Note that the (un)availability of Strategic resources will also affect the units after you produce them! For example, if you had acquired Iron Iron to produce Swordsmen, but have no continuous access to Iron Mines, those Swordsmen won't be able to Heal! For later units, lack of their respective Strategic resource will also mean a CS penalty during combat (which is proportional to the amount you're short).
Of course, Strategic resources may still be traded with other players. Arguably, the new system makes trading them even more important than before. Note, however, that unlike Gold trading, you can only trade lump quantities of Consumable resources.
|Resource||Enables||Base Yield Modifier||Improvement||Notes|
|Horses||Pre-: Horseman, Cavalry||+1 Production, +1 Food||Pasture||Tech not required to see. Revealed by Animal Husbandry. Found on flatland Grassland and Plains.|
|Iron||Pre-: Swordsman, Knight||+1 Science||Mine||Revealed by Bronze Working. Found on Hills.|
|Niter||Pre-: Musketman, Bombard||+1 Production, +1 Food||Mine||Revealed by Military Engineering. Found on flatland only.|
|Coal||Pre-: Ironclad, Battleship||+2 Production||Mine||Revealed by Industrialization. Found on Hills.|
|Oil||Pre-: Tank, Aircraft Carrier||+3 Production||Oil Well, Offshore Oil Rig||Revealed by Steel. Found both on land and at sea.|
|Aluminum||Pre-: Bomber, Fighter, Jet Bomber, Jet Fighter, P-51 Mustang||+1 Science||Mine||Revealed by Radio.

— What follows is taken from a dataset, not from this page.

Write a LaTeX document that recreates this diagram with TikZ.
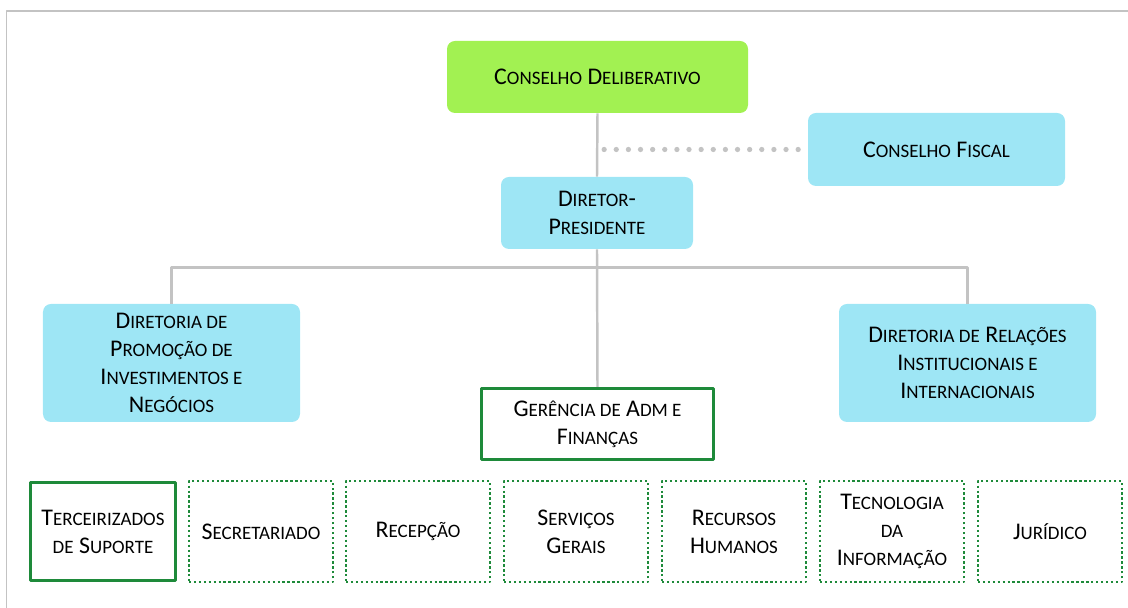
\documentclass[tikz,border=0pt]{standalone}
\usepackage{fontspec}
\setmainfont{Carlito}
\usepackage{tikz}
\usetikzlibrary{
  arrows.meta,  % 箭头样式
  calc,         % 坐标计算
  positioning   % 节点相对定位
}
% 颜色
\definecolor{boardgreen}{HTML}{A2F152}
\definecolor{unitcyan}{HTML}{9EE6F5}
\definecolor{staffgreen}{HTML}{1E8A3A}
\definecolor{linkgray}{HTML}{C3C3C3}
% 仿小型大写字母
\newcommand{\kp}[1]{{\fontsize{10.8}{15.9}\selectfont\MakeUppercase{#1}}}

\begin{document}
\begin{tikzpicture}[>=Stealth, line join=round, font=\fontsize{13.6}{15.9}\selectfont]
  % 统一设置：圆角色块、绿色实线框、绿色点线框、灰色连线
  \tikzset{
    board box/.style={fill=boardgreen, rounded corners=0.16cm, align=center, inner sep=0pt},
    unit box/.style={fill=unitcyan, rounded corners=0.16cm, align=center, inner sep=0pt},
    staff box/.style={draw=staffgreen, line width=1.5pt, fill=white, align=center, inner sep=0pt},
    staff dotted/.style={draw=staffgreen, line width=1.3pt, dash pattern=on 1.3pt off 1.5pt, align=center, inner sep=0pt},
    link line/.style={draw=linkgray, line width=1.4pt},
    dot link/.style={draw=linkgray, line width=3pt, line cap=round, dash pattern=on 0pt off 6.9pt},
    frame line/.style={draw=linkgray, line width=1pt}
  }

  % 画布范围与外框
  \useasboundingbox (0, 0) rectangle (22.56, 12.16);
  \draw[frame line] (0.13, 0) -- (0.13, 11.94) -- (22.56, 11.94);

  % =======================
  % 第一层：理事会与监事会
  % =======================
  \node[board box, minimum width=6.02cm, minimum height=1.44cm] (cd) at (11.95, 10.62)
    {C\kp{onselho} D\kp{eliberativo}};
  \node[unit box, minimum width=5.14cm, minimum height=1.46cm] (cf) at (18.73, 9.17)
    {C\kp{onselho} F\kp{iscal}};

  % =======================
  % 第二层：总裁
  % =======================
  \node[unit box, minimum width=3.84cm, minimum height=1.44cm] (dp) at (11.94, 7.90)
    {D\kp{iretor}-\\P\kp{residente}};

  % =======================
  % 第三层：两个理事部与管理财务部
  % =======================
  \node[unit box, minimum width=5.14cm, minimum height=2.36cm] (dpi) at (3.43, 4.90)
    {D\kp{iretoria de}\\P\kp{romoção de}\\I\kp{nvestimentos e}\\N\kp{egócios}};
  \node[unit box, minimum width=5.14cm, minimum height=2.36cm] (dri) at (19.35, 4.90)
    {D\kp{iretoria de} R\kp{elações}\\I\kp{nstitucionais e}\\I\kp{nternacionais}};
  \node[staff box, minimum width=4.65cm, minimum height=1.43cm] (gaf) at (11.95, 3.68)
    {G\kp{erência de} A\kp{dm e}\\F\kp{inanças}};

  % =======================
  % 第四层：下属部门
  % =======================
  \node[staff box, minimum width=2.9cm, minimum height=1.97cm] (ter) at (2.06, 1.53)
    {T\kp{erceirizados}\\ \kp{de} S\kp{uporte}};
  \node[staff dotted, minimum width=2.88cm, minimum height=2.02cm] (sec) at (5.22, 1.53)
    {S\kp{ecretariado}};
  \node[staff dotted, minimum width=2.88cm, minimum height=2.02cm] (rec) at (8.36, 1.53)
    {R\kp{ecepção}};
  \node[staff dotted, minimum width=2.88cm, minimum height=2.02cm] (sgr) at (11.52, 1.53)
    {S\kp{erviços}\\G\kp{erais}};
  \node[staff dotted, minimum width=2.88cm, minimum height=2.02cm] (rhu) at (14.68, 1.53)
    {R\kp{ecursos}\\H\kp{umanos}};
  \node[staff dotted, minimum width=2.88cm, minimum height=2.02cm] (tin) at (17.84, 1.53)
    {T\kp{ecnologia}\\ \kp{da}\\I\kp{nformação}};
  \node[staff dotted, minimum width=2.88cm, minimum height=2.02cm] (jur) at (21.00, 1.53)
    {J\kp{urídico}};

  % =======================
  % 连线
  % =======================
  \draw[link line] (cd.south) -- (dp.north);
  \draw[link line] (dp.south) -- (gaf.north);
  \coordinate (bar) at ($(dp.south)+(0, -0.36)$);
  \draw[link line] (dpi.north) |- (bar) -| (dri.north);
  % 监事会的点状虚线
  \draw[dot link] ([xshift=-0.19cm]cf.west) -- ([xshift=0.14cm]dp.north |- cf.west);

\end{tikzpicture}
\end{document}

Found on Plains and Desert.|
|Uranium||Pre-: Nuclear Devices, Nuclear Submarines, Modern Armor||+2 Production||Mine||Revealed by Combined Arms. Found everywhere.|
Artifact spots are special "resources" on the map, since they do not have any extra yields and they cannot be developed. They can be, however, excavated by an Archaeologist to yield an Artifact, which can then be displayed if there is an appropriate slot in your empire. There are two types of artifact spots: Antiquity Site Antiquity Sites and Shipwreck Shipwrecks.
|Antiquity Site||Artifacts||Land||Revealed by Natural History. Found only on land tiles, and may be developed by Archaeologists to produce Artifacts.|
|Shipwreck||Artifacts||Sea||Revealed by Cultural Heritage. Found only on water tiles, and may be developed by Archaeologists to produce Artifacts.|
Luxury resources are commodities highly prized by Citizens, and their availability helps increase Citizen happiness by granting Amenities Amenities. Most luxuries are provided by the land, and you can access them by improving a tile that contains the resource or even founding a city on it (provided you've discovered the technology necessary to improve it). Some, however, are exclusive products of specific city-states and may only be obtained via achieving Suzerainty with them. Yet, others are the lifework of Great Merchants, who you will need to attract to your civilization in order to access the resource.
Most luxury resources provide +1 Amenities Amenity for the 4 cities that need it the most, though a few special ones will provide for up to 6 cities. Duplicates of the same luxury resource will not supply additional cities; however, these extra resources may always be traded to other civilizations. Luxury resource tiles provide more varied tile yield bonuses than bonus and strategic resources. Those include Gold, Faith and Culture, which aren't normally found on any terrain, and makes these resources quite valuable.